What this task involves
Copy each line that holds "with".

Information shown
'''
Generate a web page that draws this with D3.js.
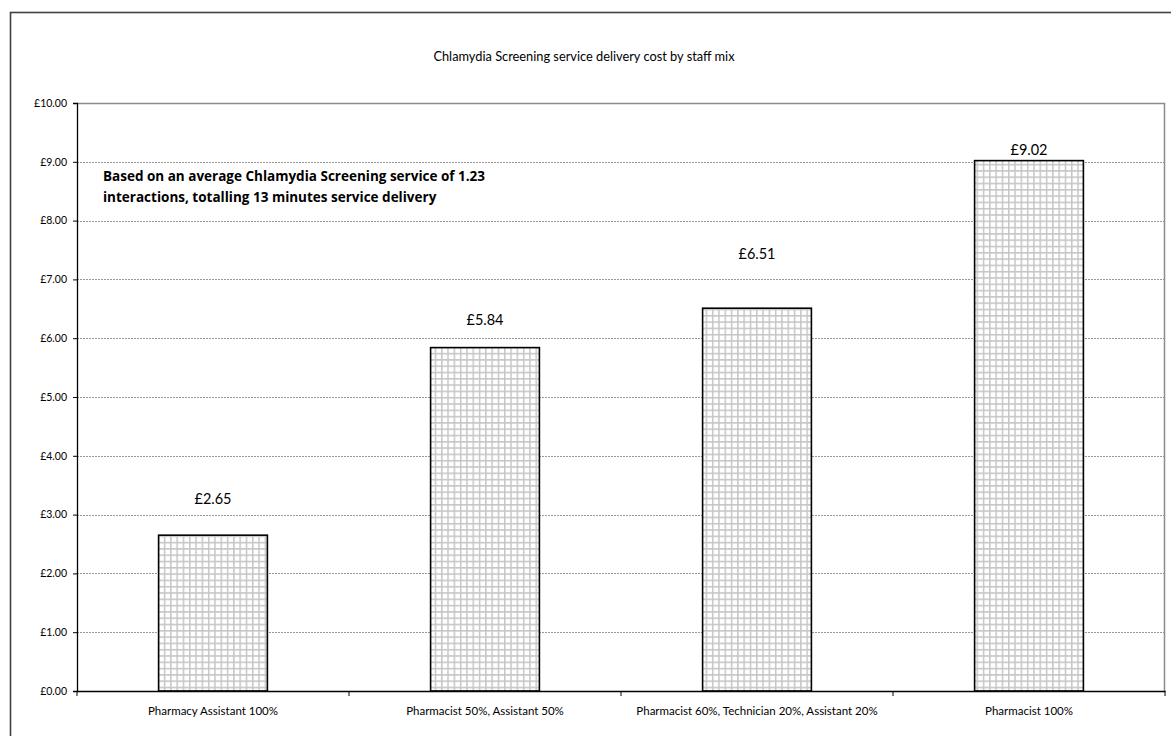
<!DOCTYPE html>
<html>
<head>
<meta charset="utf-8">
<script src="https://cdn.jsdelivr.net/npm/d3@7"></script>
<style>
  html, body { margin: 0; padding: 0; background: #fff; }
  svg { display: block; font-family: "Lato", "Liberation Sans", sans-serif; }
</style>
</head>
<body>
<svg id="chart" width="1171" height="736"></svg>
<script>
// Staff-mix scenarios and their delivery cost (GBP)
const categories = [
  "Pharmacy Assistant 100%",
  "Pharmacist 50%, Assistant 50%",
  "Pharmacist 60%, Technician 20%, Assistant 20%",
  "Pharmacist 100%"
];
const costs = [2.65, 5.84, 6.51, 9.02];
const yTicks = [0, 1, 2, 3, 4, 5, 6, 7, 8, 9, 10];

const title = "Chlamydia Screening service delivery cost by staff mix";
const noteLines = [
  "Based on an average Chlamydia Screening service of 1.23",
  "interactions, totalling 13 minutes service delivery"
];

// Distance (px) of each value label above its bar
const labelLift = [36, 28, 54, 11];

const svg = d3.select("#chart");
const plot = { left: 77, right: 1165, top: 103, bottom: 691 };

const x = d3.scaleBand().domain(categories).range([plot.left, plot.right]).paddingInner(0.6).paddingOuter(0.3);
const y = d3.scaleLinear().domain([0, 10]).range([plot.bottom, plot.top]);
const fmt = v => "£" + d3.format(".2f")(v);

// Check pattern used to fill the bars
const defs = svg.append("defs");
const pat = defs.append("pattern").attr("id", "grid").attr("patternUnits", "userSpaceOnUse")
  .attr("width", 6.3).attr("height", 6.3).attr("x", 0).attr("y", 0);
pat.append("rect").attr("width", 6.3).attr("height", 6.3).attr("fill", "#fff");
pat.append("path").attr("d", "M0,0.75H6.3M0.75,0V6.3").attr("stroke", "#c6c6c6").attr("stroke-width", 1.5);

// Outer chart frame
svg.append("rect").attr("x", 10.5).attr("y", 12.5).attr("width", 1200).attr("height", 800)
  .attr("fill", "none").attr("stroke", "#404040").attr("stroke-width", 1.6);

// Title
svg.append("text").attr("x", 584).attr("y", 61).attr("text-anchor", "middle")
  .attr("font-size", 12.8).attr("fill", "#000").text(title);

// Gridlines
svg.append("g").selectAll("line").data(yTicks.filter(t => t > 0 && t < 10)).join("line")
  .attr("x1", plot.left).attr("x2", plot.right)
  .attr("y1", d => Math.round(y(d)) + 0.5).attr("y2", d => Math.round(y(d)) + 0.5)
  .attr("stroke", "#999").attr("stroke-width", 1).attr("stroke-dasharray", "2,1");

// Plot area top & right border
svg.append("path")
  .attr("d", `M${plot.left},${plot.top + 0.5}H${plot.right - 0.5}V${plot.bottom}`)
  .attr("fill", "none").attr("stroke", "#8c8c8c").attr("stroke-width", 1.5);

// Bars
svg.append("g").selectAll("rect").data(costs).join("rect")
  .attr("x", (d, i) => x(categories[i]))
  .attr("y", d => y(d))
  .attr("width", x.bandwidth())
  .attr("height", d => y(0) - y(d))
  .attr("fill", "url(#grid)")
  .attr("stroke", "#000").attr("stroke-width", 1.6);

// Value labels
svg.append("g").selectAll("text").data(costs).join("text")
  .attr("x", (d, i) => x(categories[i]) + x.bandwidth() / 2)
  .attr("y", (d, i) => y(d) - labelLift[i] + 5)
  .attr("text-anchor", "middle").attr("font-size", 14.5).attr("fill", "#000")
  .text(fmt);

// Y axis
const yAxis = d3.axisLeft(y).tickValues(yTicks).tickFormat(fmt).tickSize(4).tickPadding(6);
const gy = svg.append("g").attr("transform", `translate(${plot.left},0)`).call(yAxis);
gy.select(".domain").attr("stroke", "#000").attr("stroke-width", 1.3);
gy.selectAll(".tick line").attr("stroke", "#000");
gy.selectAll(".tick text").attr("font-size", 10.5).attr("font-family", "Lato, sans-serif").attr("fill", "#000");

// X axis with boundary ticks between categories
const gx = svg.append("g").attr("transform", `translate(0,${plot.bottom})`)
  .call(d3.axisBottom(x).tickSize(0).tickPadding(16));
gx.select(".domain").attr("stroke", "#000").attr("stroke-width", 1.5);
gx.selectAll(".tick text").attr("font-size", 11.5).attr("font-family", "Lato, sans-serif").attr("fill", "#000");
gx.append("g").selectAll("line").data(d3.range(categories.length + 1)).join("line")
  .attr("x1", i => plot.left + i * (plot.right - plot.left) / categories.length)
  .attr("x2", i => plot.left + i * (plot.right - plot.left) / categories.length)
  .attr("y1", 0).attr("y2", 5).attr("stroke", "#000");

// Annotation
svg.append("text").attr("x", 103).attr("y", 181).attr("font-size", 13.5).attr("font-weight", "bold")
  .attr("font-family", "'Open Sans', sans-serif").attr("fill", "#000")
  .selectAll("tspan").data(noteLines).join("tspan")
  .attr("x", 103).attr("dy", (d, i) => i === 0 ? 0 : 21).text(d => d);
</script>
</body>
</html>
'''
Finished task
Generate a web page that draws this with D3.js.
// X axis with boundary ticks between categories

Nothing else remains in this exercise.